Guitar World states that when the radio plays "More Than a Feeling", "few can resist indulging in fits of fleet-fingered air guitar and a spirited falsetto sing-along." Rolling Stone Album Guide critic Paul Evans states that "as slick as it sounds, 'More Than a Feeling' strikes an uncommonly resonant emotional note." Gallucci rated it Boston's greatest song, as did Classic Rock History critic Brian Kachejian. Ultimate Classic Rock critic Dave Swanson rated it the number-28 all-time classic rock song.

==Personnel==
- Tom Scholz – electric and acoustic guitars, bass guitar
- Brad Delp – lead and backing vocals
- Sib Hashian – drums

=== Live ===
- Tom Scholz – lead and harmony electric guitars
- Brad Delp – lead vocals, acoustic guitar
- Barry Goudreau – rhythm electric guitar, backing vocals
- Fran Sheehan – bass guitar
- Sib Hashian – drums

==Charts==

===Weekly charts===

| Chart (1976–1977) | Peak position |
|---|---|
| Australia (Kent Music Report) | 11 |
| Belgium (VRT Top 30) | 14 |
| Belgium (Ultratop 50 Wallonia) | 41 |
| Belgium (Ultratop 50 Flanders) | 16 |
| Canada Top Singles (RPM) | 4 |
| Japan (Oricon) | 68 |
| Netherlands (Single Top 100) | 13 |
| New Zealand (Recorded Music NZ) | 15 |
| Switzerland (Schweizer Hitparade) | 9 |
| UK Singles (Official Charts) | 22 |
| US Billboard Hot 100 | 5 |
| US Cash Box Top 100 | 4 |
| West Germany (GfK) | 15 |

| Chart (2026) | Peak position |
|---|---|
| Ireland (IRMA) | 94 |

===Year-end charts===

| Chart (1977) | Position |
|---|---|
| Australia (Kent Music Report) | 95 |
| Canada Top Singles (RPM) | 58 |
| US Cash Box Top 100 | 83 |
| West Germany (GfK) | 76 |

==Certifications==

| Region | Certification | Certified units/sales |
| Denmark (IFPI Danmark) | Gold | 45,000^{‡} |
| Germany (BVMI) | Gold | 250,000^{‡} |
| Italy (FIMI) | Platinum | 50,000^{‡} |
| New Zealand (RMNZ) | 5× Platinum | 150,000^{‡} |
| Spain (Promusicae) | Platinum | 60,000^{‡} |
| United Kingdom (BPI) | 2× Platinum | 1,200,000^{‡} |
| United States (RIAA) | Gold | 500,000^{*} |
^{*} Sales figures based on certification alone. ^{‡} Sales+streaming figures based on certification alone.

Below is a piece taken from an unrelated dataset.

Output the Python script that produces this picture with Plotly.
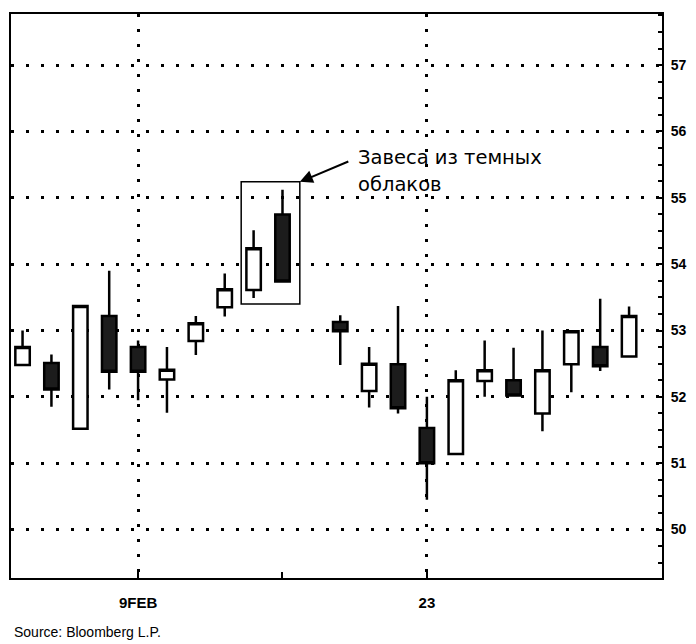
import plotly.graph_objects as go

# trading-day index (0 = 9 FEB, 10 = 23 FEB; index 6 has no session)
day_index = [-4, -3, -2, -1, 0, 1, 2, 3, 4, 5, 7, 8, 9, 10, 11, 12, 13, 14, 15, 16, 17]
opens  = [52.48, 52.51, 51.52, 53.22, 52.75, 52.26, 52.84, 53.35, 53.61, 54.75, 53.13,
          52.09, 52.49, 51.53, 51.14, 52.24, 52.25, 51.75, 52.49, 52.75, 52.61]
highs  = [53.00, 52.64, 53.37, 53.90, 52.85, 52.75, 53.22, 53.86, 54.51, 55.12, 53.23,
          52.75, 53.37, 52.00, 52.40, 52.85, 52.74, 53.00, 52.99, 53.48, 53.36]
lows   = [52.48, 51.85, 51.52, 52.11, 51.95, 51.76, 52.63, 53.21, 53.49, 53.74, 52.48,
          51.84, 51.75, 50.45, 51.14, 52.00, 52.00, 51.48, 52.07, 52.39, 52.61]
closes = [52.75, 52.11, 53.37, 52.38, 52.38, 52.41, 53.11, 53.62, 54.24, 53.74, 52.99,
          52.50, 51.83, 51.00, 52.25, 52.40, 52.02, 52.40, 52.99, 52.46, 53.22]

x_tick_vals = [0, 10]
x_tick_text = ["9FEB", "23"]
y_tick_vals = [50, 51, 52, 53, 54, 55, 56, 57]

pattern_days = [4, 5]          # dark cloud cover candles
label_line1 = "Завеса из темных"
label_line2 = "облаков"
source_text = "Source: Bloomberg L.P."

fig = go.Figure()
fig.add_trace(go.Candlestick(
    x=day_index, open=opens, high=highs, low=lows, close=closes,
    increasing=dict(fillcolor="white", line=dict(color="black", width=2.5)),
    decreasing=dict(fillcolor="#1c1c1c", line=dict(color="black", width=2.5)),
    whiskerwidth=0, showlegend=False, hoverinfo="skip",
))

# rectangle around the pattern, derived from the data
pi = [day_index.index(d) for d in pattern_days]
bx0 = min(pattern_days) - 0.43
bx1 = max(pattern_days) + 0.60
by0 = min(lows[i] for i in pi) - 0.09
by1 = max(highs[i] for i in pi) + 0.12
fig.add_shape(type="rect", x0=bx0, x1=bx1, y0=by0, y1=by1, xref="x", yref="y",
              line=dict(color="black", width=1.5), fillcolor="rgba(0,0,0,0)")

fig.add_annotation(x=bx1, y=by1, xref="x", yref="y", text="", showarrow=True,
                   ax=50, ay=-21, arrowhead=2, arrowsize=1.3, arrowwidth=2,
                   arrowcolor="black")
fig.add_annotation(x=7.55, y=55.60, xref="x", yref="y", text=label_line1,
                   showarrow=False, xanchor="left", yanchor="middle",
                   font=dict(family="DejaVu Sans", size=19.5, color="black"))
fig.add_annotation(x=7.55, y=55.205, xref="x", yref="y", text=label_line2,
                   showarrow=False, xanchor="left", yanchor="middle",
                   font=dict(family="DejaVu Sans", size=19.5, color="black"))
fig.add_annotation(x=0, y=0, xref="paper", yref="paper", text=source_text,
                   showarrow=False, xanchor="left", yanchor="middle",
                   xshift=1, yshift=-54,
                   font=dict(family="Liberation Sans", size=14, color="black"))

grid_dash = "3px,12px"
fig.update_layout(
    width=696, height=644,
    margin=dict(l=9, r=33, t=14, b=66),
    paper_bgcolor="white", plot_bgcolor="white",
    boxgap=0.5, boxgroupgap=0,
    xaxis=dict(
        range=[-4.40, 18.14], rangeslider=dict(visible=False),
        tickvals=x_tick_vals, ticktext=x_tick_text,
        ticks="inside", ticklen=6, tickwidth=1.5, tickcolor="black",
        showline=True, linecolor="black", linewidth=2, mirror=True,
        showgrid=True, gridcolor="black", gridwidth=3, griddash=grid_dash,
        zeroline=False,
        minor=dict(tickvals=[5], ticks="inside", ticklen=6, tickwidth=1.5,
                   tickcolor="black", showgrid=False),
        tickfont=dict(family="Liberation Sans", size=15, color="black", weight="bold"),
        ticklabelstandoff=10,
    ),
    yaxis=dict(
        side="right", range=[49.27, 57.77],
        tickvals=y_tick_vals,
        ticks="inside", ticklen=6, tickwidth=1.5, tickcolor="black",
        showline=True, linecolor="black", linewidth=2, mirror=True,
        showgrid=True, gridcolor="black", gridwidth=3, griddash=grid_dash,
        zeroline=False,
        minor=dict(dtick=0.25, ticks="inside", ticklen=4, tickwidth=1.5,
                   tickcolor="black", showgrid=False),
        tickfont=dict(family="Liberation Sans", size=14, color="black", weight="bold"),
        ticklabelstandoff=4,
    ),
)

fig.write_html("out.html",
               config={"displayModeBar": False},
               post_script="document.body.style.margin='0px';"
                           "document.body.style.overflow='hidden';")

==Covers and use in politics and other media==
- In 1992, when Nirvana performed their breakthrough single, "Smells Like Teen Spirit", at the Reading Festival, they incorporated part of "More Than a Feeling" at the beginning, a reference to the similarities between the two songs' main guitar riffs. This part is included on the DVD version of Nirvana's live album Live at Reading.
- In 2008, Republican presidential candidate Mike Huckabee used the song to promote his campaign. Former Boston band member Barry Goudreau made appearances with Huckabee both live and on YouTube. In February 2008, Scholz wrote to Huckabee requesting that he stop using the song, stating: "While I'm flattered that you are fond of my song, I'm shocked that you would use it and the name Boston to promote yourself without my consent. Your campaign's use of 'More Than a Feeling', coupled with the representation of one of your supporters as a member 'of Boston' clearly implies that the band Boston, and specifically one of its members, has endorsed your candidacy, neither of which is true." Huckabee complied with Scholz's request, and videos featuring Barry Goudreau and the song were subsequently removed by the Huckabee campaign.
- The song was covered on Glee, as part of the New Directions Nationals setlist in the season 5 episode "City of Angels", with the songs included said to be favourites of Finn Hudson, honoring actor Cory Monteith, who died in July 2013.
- A cover by WaveGroup Sound was included as part of the soundtrack for the original Guitar Hero released in 2005, and it was later released as a master recording on Guitar Hero Smash Hits and Guitar Hero Lives GHTV.
- The song was made available to download on March 25, 2008, as a playable track in the Rock Band music video game series.